De niño siempre tuvimos perros en casa. Dos
pastores alemanes y un pequinés. Eran mis mejores amigos, con diferencia. Sultán, Napoleón y Lanitas, que
así es como se llamaban, iban a comprar el pan conmigo a la Dulcería La Alemana. Éramos un equipillo en toda regla y, aunque no se lo crean, el más juguetón y travieso era yo.
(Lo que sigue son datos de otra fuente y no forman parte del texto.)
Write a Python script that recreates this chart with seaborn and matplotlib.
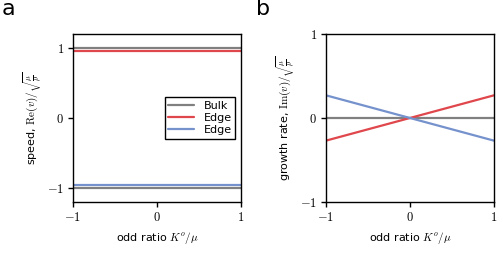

Aun
recuerdo la tarde en que me subí encima de Sultán y comencé a retorcerle la
oreja, como quien abría gas a una Vespa.
Y Sultán gruñendo, cada vez más fuerte, y yo dando más gas,
hasta que se revolvió y, en legítima defensa, me soltó un pedazo de mordisco en
la cara del que guardo las señas. Son unas cicatrices que me recuerdan, las
pocas veces que me miro al espejo, que un día tuve perros y fui
niño.
Mis tres amigos se fueron muriendo y hoy
envidio a quienes tienen perros. La figura del dueño de perros siempre me ha
fascinado. Ese amor por los animales, tan vocacional que muchas veces lleva, a quien tan intensamente lo vive, a mostrarse indiferente ante los problemas de las crías de humanos de sus vecinos, siempre me ha llamado la atención. Yo,
cuando crecí y dejé de ser niño, aunque seguí con mis cicatrices en la cara, no
volví a tener perros. Una pena, ahora tengo que salir a entrenar solo.